--- EXERCISE TASK ---
Lines containing the word "code" are to be located and copied.

(Source records)
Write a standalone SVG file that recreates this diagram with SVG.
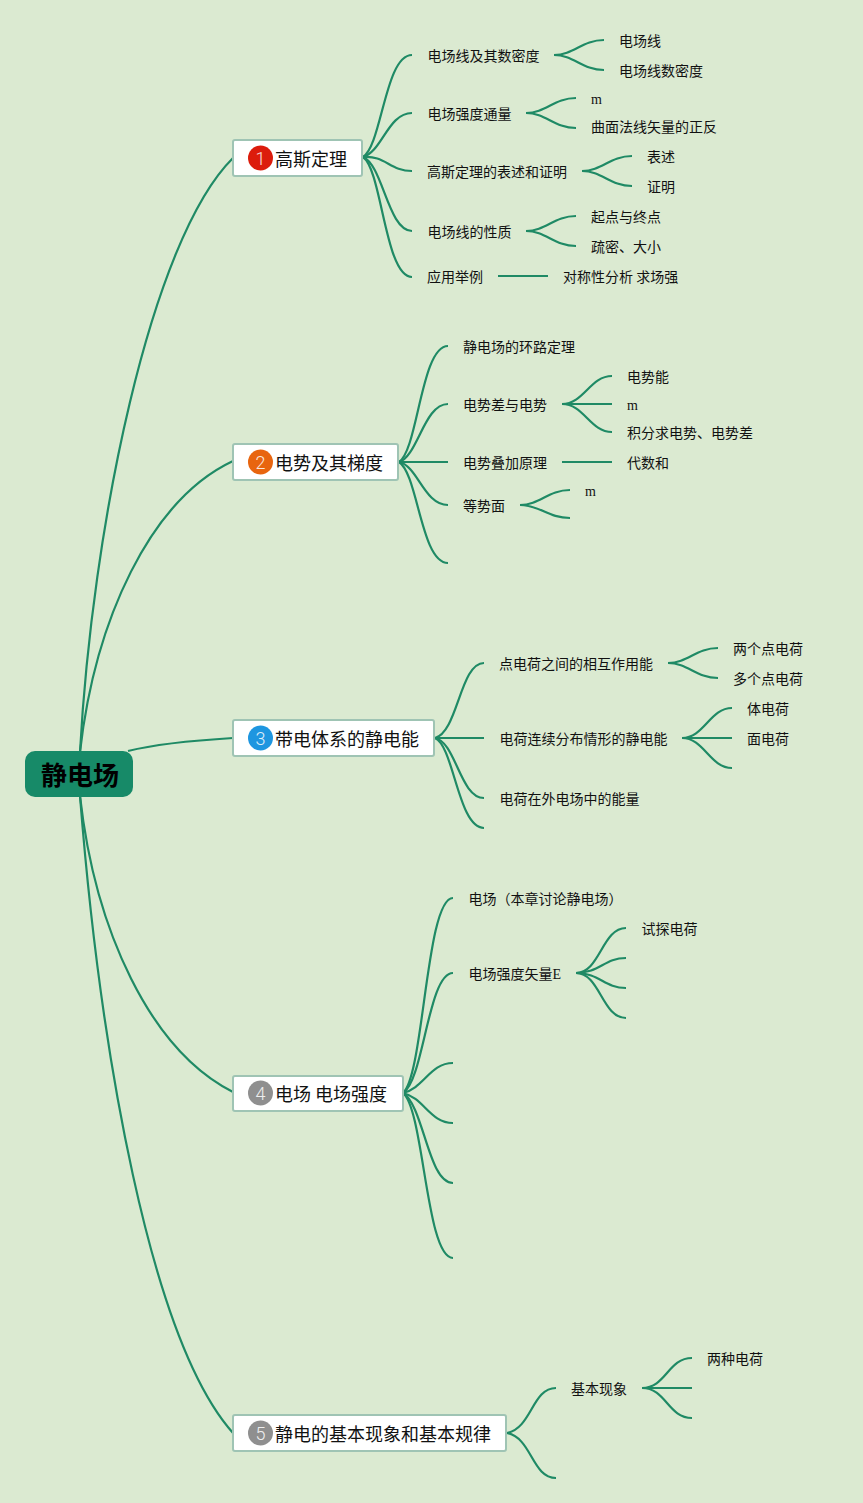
<svg xmlns="http://www.w3.org/2000/svg" width="863" height="1503" viewBox="0 0 863 1503">
<style>
text{font-family:"Noto Sans CJK SC","Liberation Sans",sans-serif;fill:#111}
.l{font-size:14px}
.t{font-size:18px}
.m{font-family:"Liberation Serif","Noto Sans CJK SC",serif;font-size:14px}
.r{font-size:26px;font-weight:700;fill:#000}
.n{font-family:Roboto,"Liberation Sans",sans-serif;font-weight:300;font-size:18px;fill:#fff;text-anchor:middle;opacity:.85}
.box{fill:#fff;stroke:#9fc4b4;stroke-width:2}
#connectors path{fill:none;stroke:#1f8a65;stroke-width:2.200}
</style>
<rect width="863" height="1503" fill="#dbead1"/>
<g id="connectors">
<path d="M80 752C92 530 150 240 233 158"/>
<path d="M80 752C95 620 150 500 233 461"/>
<path d="M128 751C160 743 200 740 233 738"/>
<path d="M80 796C95 930 150 1050 233 1092"/>
<path d="M80 796C100 1050 150 1340 233 1433"/>
<path d="M363 157C382 145 385 55 412 55"/>
<path d="M363 157C382 152 388 113 412 113"/>
<path d="M363 157C385 155 390 171 412 171"/>
<path d="M363 157C383 165 388 231 412 231"/>
<path d="M363 157C382 170 385 277 412 277"/>
<path d="M554 55C574 55 582 40 604 40"/>
<path d="M554 55C574 55 582 70 604 70"/>
<path d="M526 113C546 113 554 98 576 98"/>
<path d="M526 113C546 113 554 128 576 128"/>
<path d="M582 171C602 171 610 156 632 156"/>
<path d="M582 171C602 171 610 186 632 186"/>
<path d="M526 231C546 231 554 216 576 216"/>
<path d="M526 231C546 231 554 246 576 246"/>
<path d="M498 276H548"/>
<path d="M399 462C418 450 421 346 448 346"/>
<path d="M399 462C418 456 424 404 448 404"/>
<path d="M399 462H448"/>
<path d="M399 462C418 466 424 505 448 505"/>
<path d="M399 462C418 474 421 563 448 563"/>
<path d="M562 404C584 404 590 376 612 376"/>
<path d="M562 404H612"/>
<path d="M562 404C584 404 590 432 612 432"/>
<path d="M562 462H612"/>
<path d="M520 505C540 505 548 490 570 490"/>
<path d="M520 505C540 505 548 518 570 518"/>
<path d="M435 738C458 732 460 663 484 663"/>
<path d="M435 738H484"/>
<path d="M435 738C456 742 460 798 484 798"/>
<path d="M435 738C454 746 458 828 484 828"/>
<path d="M668 663C688 663 696 648 718 648"/>
<path d="M668 663C688 663 696 678 718 678"/>
<path d="M682 738C704 738 710 708 732 708"/>
<path d="M682 738H732"/>
<path d="M682 738C704 738 710 768 732 768"/>
<path d="M403 1093C424 1075 426 898 453 898"/>
<path d="M403 1093C424 1080 428 973 453 973"/>
<path d="M403 1093C424 1088 430 1063 453 1063"/>
<path d="M403 1093C424 1098 430 1123 453 1123"/>
<path d="M403 1093C424 1106 428 1183 453 1183"/>
<path d="M403 1093C424 1110 426 1258 453 1258"/>
<path d="M576 973C600 973 602 928 626 928"/>
<path d="M576 973C600 973 604 958 626 958"/>
<path d="M576 973C600 973 604 988 626 988"/>
<path d="M576 973C600 973 602 1018 626 1018"/>
<path d="M507 1433C532 1428 532 1388 556 1388"/>
<path d="M507 1433C532 1438 532 1478 556 1478"/>
<path d="M642 1388C666 1388 668 1358 692 1358"/>
<path d="M642 1388H692"/>
<path d="M642 1388C666 1388 668 1418 692 1418"/>
</g>
<g id="root"><rect x="25" y="751" width="108" height="46" rx="10" fill="#178a68"/><text class="r" x="41" y="785">静电场</text></g>
<g id="topic1"><rect class="box" x="233" y="140" width="129" height="36" rx="2"/><circle cx="260.500" cy="158" r="12.500" fill="#dc1c0c"/><text class="n" x="260.500" y="164.500">1</text><text class="t" x="275" y="166">高斯定理</text></g>
<g id="topic2"><rect class="box" x="233" y="444" width="165" height="36" rx="2"/><circle cx="260.500" cy="462" r="12.500" fill="#e8650f"/><text class="n" x="260.500" y="468.500">2</text><text class="t" x="275" y="470">电势及其梯度</text></g>
<g id="topic3"><rect class="box" x="233" y="720" width="201" height="36" rx="2"/><circle cx="260.500" cy="738" r="12.500" fill="#1e96e0"/><text class="n" x="260.500" y="744.500">3</text><text class="t" x="275" y="746">带电体系的静电能</text></g>
<g id="topic4"><rect class="box" x="233" y="1076" width="170" height="35" rx="2"/><circle cx="260.500" cy="1093" r="12.500" fill="#8f8f8f"/><text class="n" x="260.500" y="1099.500">4</text><text class="t" x="275" y="1101">电场 电场强度</text></g>
<g id="topic5"><rect class="box" x="233" y="1415" width="273" height="36" rx="2"/><circle cx="260.500" cy="1433" r="12.500" fill="#8f8f8f"/><text class="n" x="260.500" y="1439.500">5</text><text class="t" x="275" y="1441">静电的基本现象和基本规律</text></g>
<g id="n1-1"><text class="l" x="427.500" y="61">电场线及其数密度</text></g>
<g id="n1-1a"><text class="l" x="619" y="46">电场线</text></g>
<g id="n1-1b"><text class="l" x="619" y="76">电场线数密度</text></g>
<g id="n1-2"><text class="l" x="427.500" y="119">电场强度通量</text></g>
<g id="n1-2a"><text class="m" x="591" y="104">m</text></g>
<g id="n1-2b"><text class="l" x="591" y="132">曲面法线矢量的正反</text></g>
<g id="n1-3"><text class="l" x="427" y="177">高斯定理的表述和证明</text></g>
<g id="n1-3a"><text class="l" x="647" y="162">表述</text></g>
<g id="n1-3b"><text class="l" x="647" y="192">证明</text></g>
<g id="n1-4"><text class="l" x="427.500" y="237">电场线的性质</text></g>
<g id="n1-4a"><text class="l" x="591" y="222">起点与终点</text></g>
<g id="n1-4b"><text class="l" x="591" y="252">疏密、大小</text></g>
<g id="n1-5"><text class="l" x="427" y="282">应用举例</text></g>
<g id="n1-5a"><text class="l" x="563" y="282">对称性分析 求场强</text></g>
<g id="n2-1"><text class="l" x="463" y="352">静电场的环路定理</text></g>
<g id="n2-2"><text class="l" x="463" y="410">电势差与电势</text></g>
<g id="n2-2a"><text class="l" x="627" y="382">电势能</text></g>
<g id="n2-2b"><text class="m" x="627" y="410">m</text></g>
<g id="n2-2c"><text class="l" x="627" y="438">积分求电势、电势差</text></g>
<g id="n2-3"><text class="l" x="463" y="468">电势叠加原理</text></g>
<g id="n2-3a"><text class="l" x="627" y="468">代数和</text></g>
<g id="n2-4"><text class="l" x="463" y="511">等势面</text></g>
<g id="n2-4a"><text class="m" x="585" y="496">m</text></g>
<g id="n3-1"><text class="l" x="499" y="669">点电荷之间的相互作用能</text></g>
<g id="n3-1a"><text class="l" x="733" y="654">两个点电荷</text></g>
<g id="n3-1b"><text class="l" x="733" y="684">多个点电荷</text></g>
<g id="n3-2"><text class="l" x="499.500" y="744">电荷连续分布情形的静电能</text></g>
<g id="n3-2a"><text class="l" x="747" y="714">体电荷</text></g>
<g id="n3-2b"><text class="l" x="747" y="744">面电荷</text></g>
<g id="n3-3"><text class="l" x="499.500" y="804">电荷在外电场中的能量</text></g>
<g id="n4-1"><text class="l" x="468.500" y="904">电场（本章讨论静电场）</text></g>
<g id="n4-2"><text class="l" x="468.500" y="979">电场强度矢量<tspan class="m">E</tspan></text></g>
<g id="n4-2a"><text class="l" x="641.500" y="934">试探电荷</text></g>
<g id="n5-1"><text class="l" x="571" y="1394">基本现象</text></g>
<g id="n5-1a"><text class="l" x="707" y="1364">两种电荷</text></g>
</svg>
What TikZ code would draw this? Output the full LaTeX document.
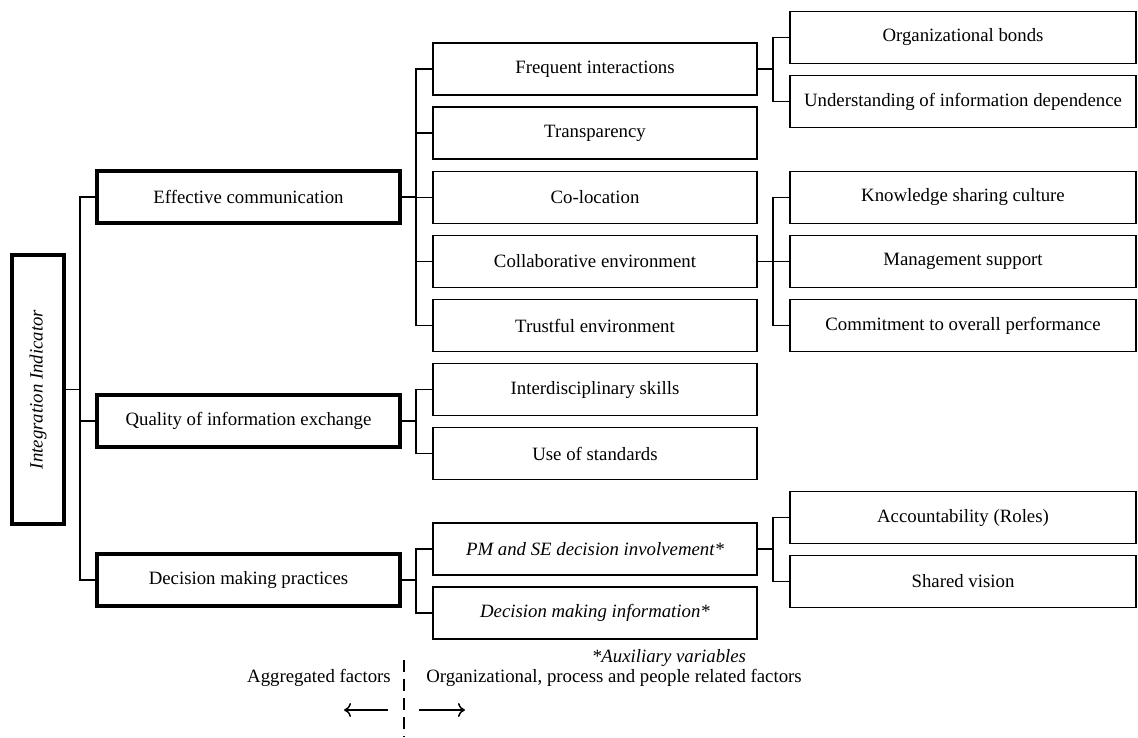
\documentclass[tikz,border=0pt]{standalone}
\usepackage{fontspec}
\setmainfont{Liberation Serif}
\usetikzlibrary{arrows.meta}
\begin{document}
\begin{tikzpicture}[x=1pt,y=-1pt,
  every node/.style={font=\fontsize{18.8}{22}\selectfont, inner sep=0pt},
  lone/.style={draw, line width=4pt, minimum width=303pt, minimum height=52pt},
  ltwo/.style={draw, line width=1.5pt, minimum width=324pt, minimum height=52pt},
  lthree/.style={draw, line width=1.5pt, minimum width=346pt, minimum height=52pt},
  conn/.style={line width=1.5pt},
  plain/.style={}]
\useasboundingbox (0,0) rectangle (1138,737);
\node[draw, line width=3.5pt, minimum width=52pt, minimum height=269pt] (ii) at (38,389.5) {};
\node[rotate=90, font=\fontsize{18.8}{22}\selectfont\itshape] (iit) at (38,389.5) {Integration Indicator};
\coordinate (b1) at (80,0);
\coordinate (b2) at (416,0);
\coordinate (b3) at (773,0);
% level 1
\node[lone] (ec) at (248.5,197) {Effective communication};
\node[lone] (qi) at (248.5,421) {Quality of information exchange};
\node[lone] (dm) at (248.5,580) {Decision making practices};
% level 2
\node[ltwo] (fi) at (595,69) {Frequent interactions};
\node[ltwo] (tr) at (595,133) {Transparency};
\node[ltwo] (co) at (595,197.5) {Co-location};
\node[ltwo] (ce) at (595,261.5) {Collaborative environment};
\node[ltwo] (te) at (595,325.5) {Trustful environment};
\node[ltwo] (is) at (595,389.5) {Interdisciplinary skills};
\node[ltwo] (us) at (595,453.5) {Use of standards};
\node[ltwo] (pm) at (595,549) {\itshape PM and SE decision involvement*};
\node[ltwo] (di) at (595,613) {\itshape Decision making information*};
% level 3
\node[lthree] (ob) at (963,37.5) {Organizational bonds};
\node[lthree] (ud) at (963,101.5) {Understanding of information dependence};
\node[lthree] (ks) at (963,197.5) {Knowledge sharing culture};
\node[lthree] (ms) at (963,261.5) {Management support};
\node[lthree] (cp) at (963,325.5) {Commitment to overall performance};
\node[lthree] (ac) at (963,517.5) {Accountability (Roles)};
\node[lthree] (sv) at (963,581.5) {Shared vision};
% connectors
\foreach \c in {ec,qi,dm}
  \draw[conn] (ii.east) -- (ii.east -| b1) |- (\c.west);
\foreach \c in {fi,tr,co,ce,te}
  \draw[conn] (ec.east) -- (ec.east -| b2) |- (\c.west);
\foreach \c in {is,us}
  \draw[conn] (qi.east) -- (qi.east -| b2) |- (\c.west);
\foreach \c in {pm,di}
  \draw[conn] (dm.east) -- (dm.east -| b2) |- (\c.west);
\foreach \c in {ob,ud}
  \draw[conn] (fi.east) -- (fi.east -| b3) |- (\c.west);
\foreach \c in {ks,ms,cp}
  \draw[conn] (ce.east) -- (ce.east -| b3) |- (\c.west);
\foreach \c in {ac,sv}
  \draw[conn] (pm.east) -- (pm.east -| b3) |- (\c.west);
% footer
\node[font=\fontsize{18.8}{22}\selectfont\itshape] (aux) at (669,658) {*Auxiliary variables};
\coordinate (dtop) at (404,660);
\coordinate (dbot) at (404,737);
\draw[line width=1.5pt, dash pattern=on 12pt off 7pt] (dtop) -- (dbot);
\node (agg) at (319,678) {Aggregated factors};
\node (org) at (614,678) {Organizational, process and people related factors};
\coordinate (la1) at (388,710);
\coordinate (la2) at (344,710);
\coordinate (ra1) at (419,710);
\coordinate (ra2) at (465,710);
\draw[line width=1.5pt, -{To[length=7pt,width=14pt]}] (la1) -- (la2);
\draw[line width=1.5pt, -{To[length=7pt,width=14pt]}] (ra1) -- (ra2);
\end{tikzpicture}
\end{document}
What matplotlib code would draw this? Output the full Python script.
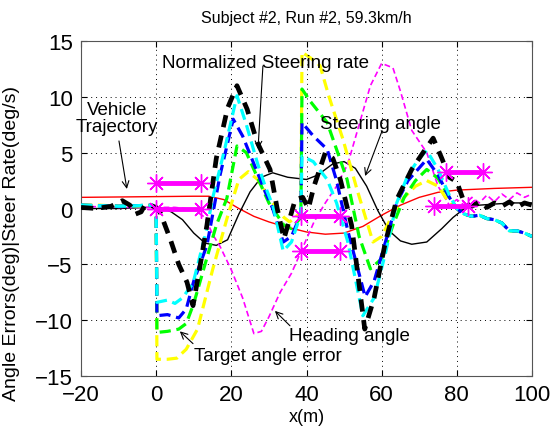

--- REPLY TO THE TASK ---
What TikZ code would draw this? Output the full LaTeX document.
What matplotlib code would draw this? Output the full Python script.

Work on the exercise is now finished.